Home wasn’t great either. I was working crazy hours, then getting home and working on the borrowed laptop. My partner at the time wasn’t very supportive at all. I won’t go into much detail but the relationship went sour very quickly. We didn’t last long after being together for almost four years. I believe everything happens for a reason! I enjoyed being single for some time, then later went on to meet my future wife and mother of my kids. It all turned out for the best and I wouldn’t be who I am today without my wife.
After trading for 6 months, we were awarded our first major maintenance contract with a large client. That was no easy task! It took a lot of running around and proving what we were worth. It even cost in the beginning because we had to neglect a couple of jobs to attend emergency call outs and attend site surveys at a couple of hours notice. The risk paid off! Once we started our first major contract, although hard work, it was all uphill. Our name was on the map. We could afford to rent an office in Sutton, Surrey, were paid regularly and we soon became a professional business.
Redundancy? Probably one of the best things that happened to me!
Want to find out more about my career progression? Click here.

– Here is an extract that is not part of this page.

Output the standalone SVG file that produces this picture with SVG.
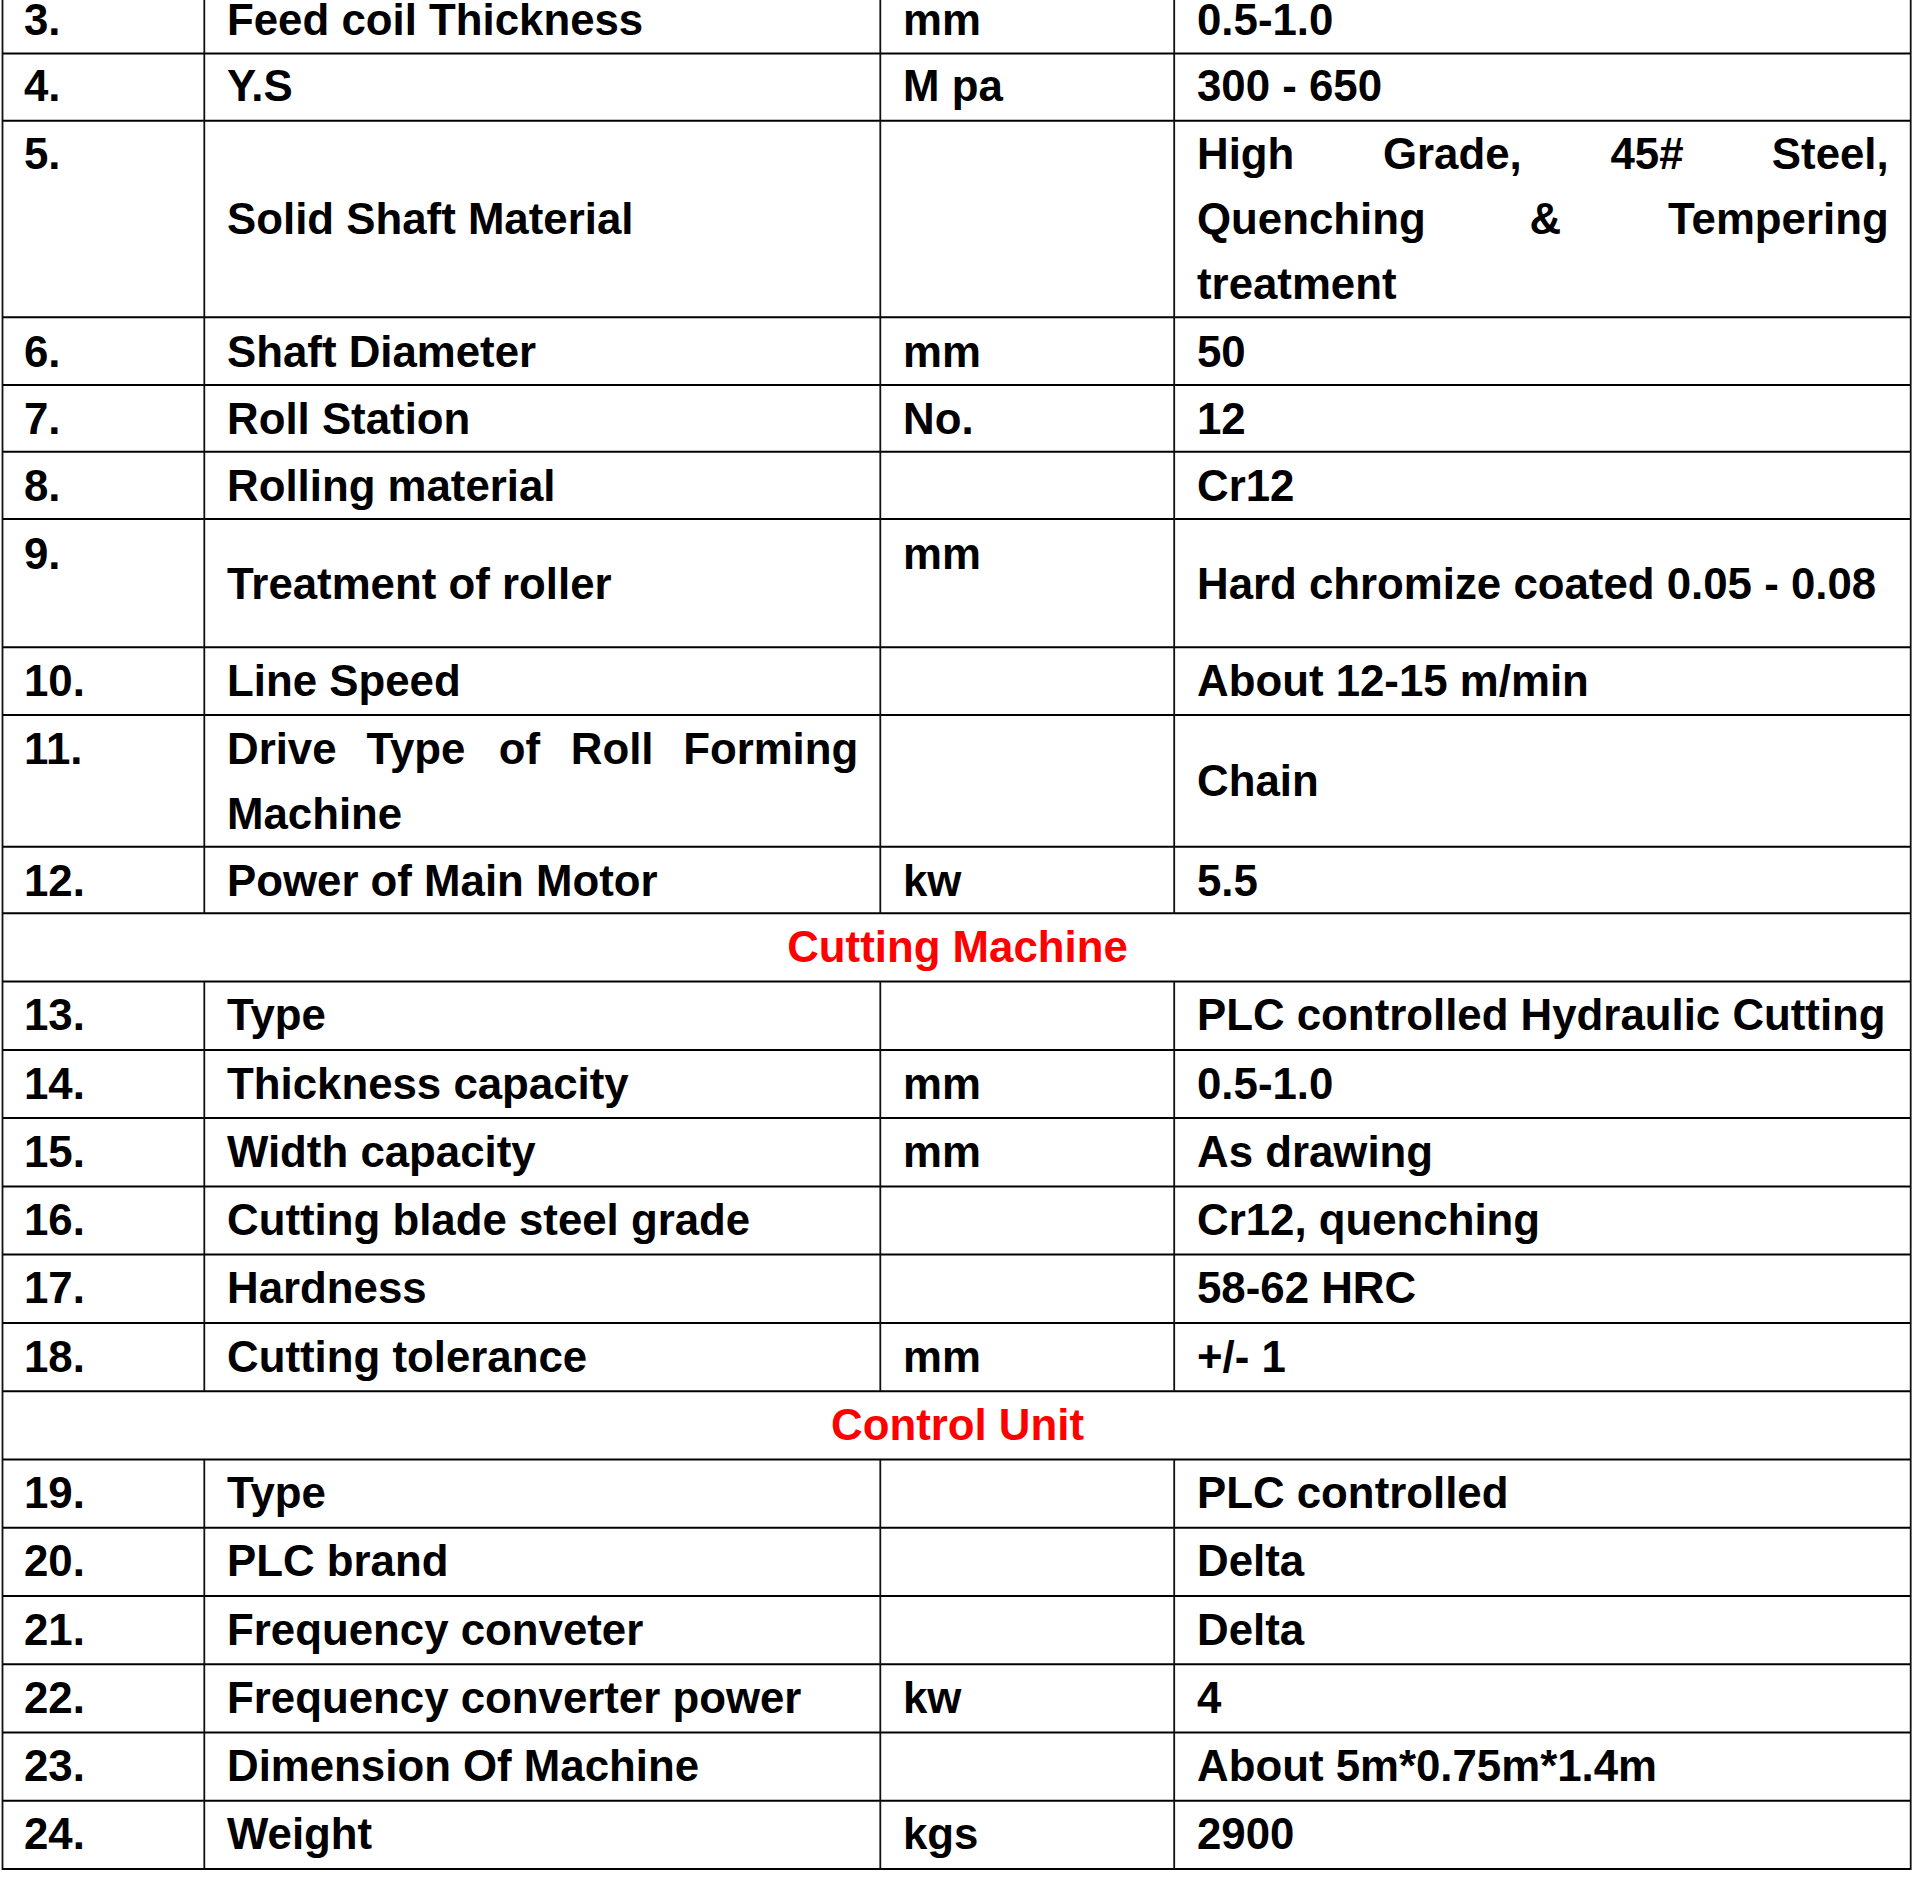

Written by Dan Jackson AKA Dans the Engineer originally in Kent on 20th June 2018 and re-published
P.S. I appreciate my situation may differ from many other people. Being made redundant can be awful and very unsettling. I believe in continuity of personal development, always learning and aiming to become the best at your job. That way, in the event you are made redundant, you provide yourself with better chances and choices than those who do not. Don’t ever be scared of change, embrace it!